Nesse sentido, merece destaque, conforme Anamaria
Löwenthal(11), seguindo M. Pêcheux, que as palavras, expressões, proposições,
mudam de sentido em referência a essas posições, isto é, em referência às
formações ideológicas em que se inscrevem.
Portanto, o jurista, não pode assumir um papel meramente
sintático, na interpretação dos textos normativos. Não há, no nosso
entendimento, um jurista sintático, um semântico e outro pragmático, porque a
sintaxe, encontra seu complemento necessário na semântica, e esta na
pragmática. São facetas de uma mesma realidade.

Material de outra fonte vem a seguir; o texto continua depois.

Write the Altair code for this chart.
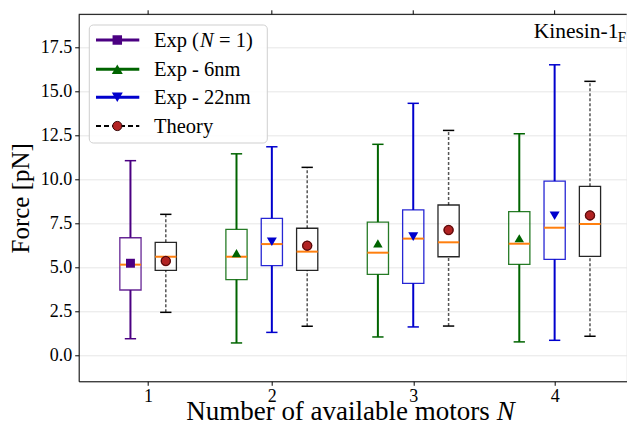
import altair as alt
import pandas as pd

# ---------------- data ----------------
series_names = ["exp1", "6nm", "22nm", "theory"]
legend_labels = ["Exp (", "Exp - 6nm", "Exp - 22nm", "Theory"]
series_colors = ["#4b0082", "#006400", "#0000cd", "#000000"]
mean_colors = ["#4b0082", "#006400", "#0000cd", "#b22222"]
mean_shapes = ["square", "triangle-up", "triangle-down", "circle"]
mean_sizes = [80, 110, 110, 80]

box_series = ["exp1", "theory", "6nm", "22nm", "theory", "6nm", "22nm", "theory", "6nm", "22nm", "theory"]
box_pos = [1.0, 1.25, 1.75, 2.0, 2.25, 2.75, 3.0, 3.25, 3.75, 4.0, 4.25]
whis_lo = [0.94, 2.44, 0.70, 1.30, 1.65, 1.04, 1.61, 1.66, 0.76, 0.85, 1.08]
q1 = [3.71, 4.83, 4.30, 5.09, 4.83, 4.60, 4.09, 5.60, 5.17, 5.45, 5.62]
med = [5.15, 5.60, 5.60, 6.32, 5.89, 5.83, 6.63, 6.42, 6.34, 7.25, 7.46]
q3 = [6.68, 6.42, 7.16, 7.78, 7.22, 7.57, 8.26, 8.54, 8.16, 9.90, 9.60]
whis_hi = [11.06, 8.01, 11.45, 11.85, 10.68, 11.99, 14.32, 12.78, 12.59, 16.51, 15.57]
mean = [5.23, 5.36, 5.80, 6.45, 6.23, 6.36, 6.74, 7.12, 6.65, 7.93, 7.95]

x_tick_values = [1.125, 2, 3, 4]
y_tick_values = [0, 2.5, 5, 7.5, 10, 12.5, 15, 17.5]

df = pd.DataFrame({
    "series": box_series, "pos": box_pos, "lo": whis_lo, "q1": q1,
    "med": med, "q3": q3, "hi": whis_hi, "mean": mean,
})

FONT = "Liberation Serif"
W, H = 548, 367
BOX_HALF = 0.075
CAP_HALF = 0.04

xscale = alt.Scale(domain=[0.634, 4.5096], nice=False, zero=False)
yscale = alt.Scale(domain=[-1.48, 19.38], nice=False, zero=False)
color_scale = alt.Scale(domain=series_names, range=series_colors)

base = alt.Chart(df).transform_calculate(
    xl=f"datum.pos - {BOX_HALF}", xr=f"datum.pos + {BOX_HALF}",
    cl=f"datum.pos - {CAP_HALF}", cr=f"datum.pos + {CAP_HALF}",
)

x_enc = alt.X("pos:Q", scale=xscale, axis=alt.Axis(
    values=x_tick_values, format="d", title=None, grid=False, domain=True,
    domainColor="black", domainWidth=1,
    tickSize=4, tickColor="black", labelPadding=2, labelFontSize=18,
    labelColor="black", labelFont=FONT))
y_axis = alt.Axis(
    values=y_tick_values, format=".1f", title="Force [pN]", grid=True,
    gridColor="#e6e6e6", gridWidth=1, domain=True, domainColor="black",
    domainWidth=1, tickSize=4,
    tickColor="black", labelPadding=3, labelFontSize=18, labelColor="black",
    labelFont=FONT, titleFont=FONT, titleFontSize=25, titleFontWeight="normal",
    titleColor="black", titleX=-50, titleY=H / 2, titleAngle=270,
    titleBaseline="alphabetic", titleAlign="center")

exp_only = "datum.series != 'theory'"
th_only = "datum.series == 'theory'"

# grid / axes carrier (invisible)
axes_layer = base.mark_point(opacity=0).encode(x=x_enc, y=alt.Y("mean:Q", scale=yscale, axis=y_axis))

# whiskers
wh_exp_lo = base.transform_filter(exp_only).mark_rule(strokeWidth=2).encode(
    x="pos:Q", y="lo:Q", y2="q1:Q", color=alt.Color("series:N", scale=color_scale, legend=None))
wh_exp_hi = base.transform_filter(exp_only).mark_rule(strokeWidth=2).encode(
    x="pos:Q", y="q3:Q", y2="hi:Q", color=alt.Color("series:N", scale=color_scale, legend=None))
wh_th_lo = base.transform_filter(th_only).mark_rule(strokeWidth=1.5, strokeDash=[3, 2], color="#555555").encode(
    x="pos:Q", y="lo:Q", y2="q1:Q")
wh_th_hi = base.transform_filter(th_only).mark_rule(strokeWidth=1.5, strokeDash=[3, 2], color="#555555").encode(
    x="pos:Q", y="q3:Q", y2="hi:Q")

# caps
cap_lo = base.mark_rule(strokeWidth=1.5).encode(
    x="cl:Q", x2="cr:Q", y="lo:Q", color=alt.Color("series:N", scale=color_scale, legend=None))
cap_hi = base.mark_rule(strokeWidth=1.5).encode(
    x="cl:Q", x2="cr:Q", y="hi:Q", color=alt.Color("series:N", scale=color_scale, legend=None))

# boxes
boxes = base.mark_rect(fill=None, strokeWidth=1.3, strokeOpacity=0.85).encode(
    x="xl:Q", x2="xr:Q", y="q1:Q", y2="q3:Q",
    stroke=alt.Stroke("series:N", scale=color_scale, legend=None))

# medians
medians = base.mark_rule(strokeWidth=2, color="#ff7f0e").encode(
    x="xl:Q", x2="xr:Q", y="med:Q")

# means (fill channel has its own scale)
means = base.mark_point(filled=True, opacity=1, strokeWidth=0).encode(
    x="pos:Q", y="mean:Q",
    fill=alt.Fill("series:N", scale=alt.Scale(domain=series_names, range=mean_colors), legend=None),
    shape=alt.Shape("series:N", scale=alt.Scale(domain=series_names, range=mean_shapes), legend=None),
    size=alt.Size("series:N", scale=alt.Scale(domain=series_names, range=mean_sizes), legend=None))
means_edge = base.transform_filter(th_only).mark_point(
    filled=False, shape="circle", size=80, color="#3a0a0a", strokeWidth=1, opacity=1).encode(
    x="pos:Q", y="mean:Q")

# top ticks and top border
top_ticks = alt.Chart(pd.DataFrame({"t": x_tick_values})).mark_rule(color="black", strokeWidth=1).encode(
    x=alt.X("t:Q", scale=xscale), y=alt.value(0), y2=alt.value(-4))
one = pd.DataFrame({"a": [0]})
top_border = alt.Chart(one).mark_rule(color="black", strokeWidth=1).encode(
    x=alt.value(0), x2=alt.value(W), y=alt.value(0))

# annotation
kin = alt.Chart(one).mark_text(text="Kinesin-1", font=FONT, fontSize=21.5, align="left",
                               baseline="alphabetic", color="black").encode(
    x=alt.value(455), y=alt.value(24))
kin_sub = alt.Chart(one).mark_text(text="F", font=FONT, fontSize=15, align="left",
                                   baseline="alphabetic", color="black").encode(
    x=alt.value(539), y=alt.value(28))

# x title
XT_FS = 27
xt_main = alt.Chart(one).mark_text(text="Number of available motors", font=FONT, fontSize=XT_FS,
                                   align="right", baseline="alphabetic", color="black").encode(
    x=alt.value(411), y=alt.value(406.2))
xt_n = alt.Chart(one).mark_text(text="N", font=FONT, fontSize=XT_FS, fontStyle="italic",
                                align="left", baseline="alphabetic", color="black").encode(
    x=alt.value(418), y=alt.value(406.2))

# legend
leg_box = alt.Chart(one).mark_rect(fill="white", fillOpacity=0.85, stroke="#cfcfcf",
                                   strokeWidth=1, cornerRadius=4).encode(
    x=alt.value(10.6), x2=alt.value(188.6), y=alt.value(10.7), y2=alt.value(128.7))
leg_layers = [leg_box]
row_y = [25.7, 55.0, 83.0, 111.7]
LEG_FS = 20.5
for i in range(4):
    ly = row_y[i]
    if series_names[i] == "theory":
        line = alt.Chart(one).mark_rule(color="black", strokeWidth=2, strokeDash=[5, 3]).encode(
            x=alt.value(17.3), x2=alt.value(60.6), y=alt.value(ly))
        mk = alt.Chart(one).mark_point(filled=True, shape="circle", size=85, fill=mean_colors[i],
                                       stroke="#3a0a0a", strokeWidth=1, opacity=1).encode(
            x=alt.value(38.6), y=alt.value(ly))
    else:
        line = alt.Chart(one).mark_rule(color=series_colors[i], strokeWidth=3).encode(
            x=alt.value(17.3), x2=alt.value(60.6), y=alt.value(ly))
        mk = alt.Chart(one).mark_point(filled=True, shape=mean_shapes[i], size=mean_sizes[i] + 10,
                                       color=mean_colors[i], opacity=1).encode(
            x=alt.value(38.6), y=alt.value(ly))
    txt = alt.Chart(one).mark_text(text=legend_labels[i], font=FONT, fontSize=LEG_FS, align="left",
                                   baseline="middle", color="black").encode(
        x=alt.value(75.3), y=alt.value(ly + 1))
    leg_layers += [line, mk, txt]
# italic N and rest for first entry
leg_layers.append(alt.Chart(one).mark_text(text="N", font=FONT, fontSize=LEG_FS, fontStyle="italic",
                                           align="left", baseline="middle", color="black").encode(
    x=alt.value(75.3 + 46), y=alt.value(row_y[0] + 1)))
leg_layers.append(alt.Chart(one).mark_text(text="= 1)", font=FONT, fontSize=LEG_FS,
                                           align="left", baseline="middle", color="black").encode(
    x=alt.value(75.3 + 46 + 14 + 5), y=alt.value(row_y[0] + 1)))

chart = alt.layer(
    axes_layer, wh_exp_lo, wh_exp_hi, wh_th_lo, wh_th_hi, cap_lo, cap_hi,
    boxes, medians, means, means_edge, top_ticks, top_border, kin, kin_sub, xt_main, xt_n,
    *leg_layers
).properties(
    width=W, height=H,
    padding={"left": 70.7, "top": 6.3, "right": 0, "bottom": 52},
    autosize=alt.AutoSizeParams(type="none"),
).configure_view(stroke=None).configure(font=FONT)

chart.save("out.html", embed_options={"renderer": "svg", "actions": False})
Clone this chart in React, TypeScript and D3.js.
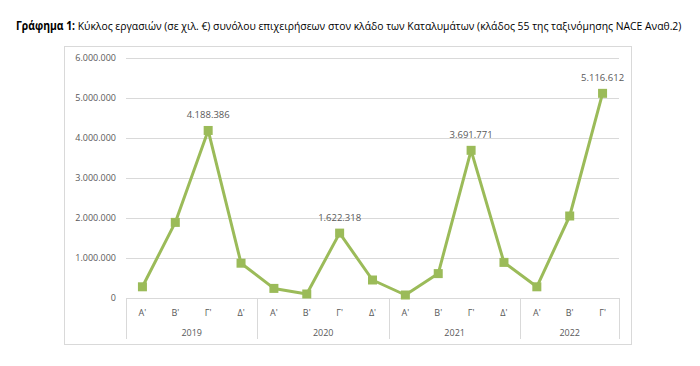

Ademais, deve-se ressaltar que o direito não se resume a
proposições normativas, como artigos de lei, contratos e sentenças, sendo a
sintaxe um instrumento útil, também, para analisar as proposições descritivas
do direito.
Finalmente, outro aspecto que merece algum relevo, é o
que trata da análise sintática das proposições jurídicas. Diz respeito à forma
em que estas se apresentam (imperativas, declarativas...), muito embora como
afirmado anteriormente, as formas nem sempre correspondem às verdadeiras
funções da linguagem, fornecendo, apenas precários indícios sobre estas.
III - Conclusão:
Do acima exposto, conclui-se que a análise puramente sintática
dos signos da linguagem do direito somente ocorre quando se tem por base
determinado termo de uma norma jurídica, onde se pode simplesmente analisá-la,
tendo por critério as regras da gramática.
A partir desse plano, ao pretender-se efetuar análise
mais abrangente, tendo por campo de investigação uma norma em relação a lei ou
esta em face do ordenamento, a análise puramente sintática é extremamente
difícil, uma vez que é impossível a investigação da relação de uma norma com
outra, sem que seja primeiramente estabelecido os significados destas.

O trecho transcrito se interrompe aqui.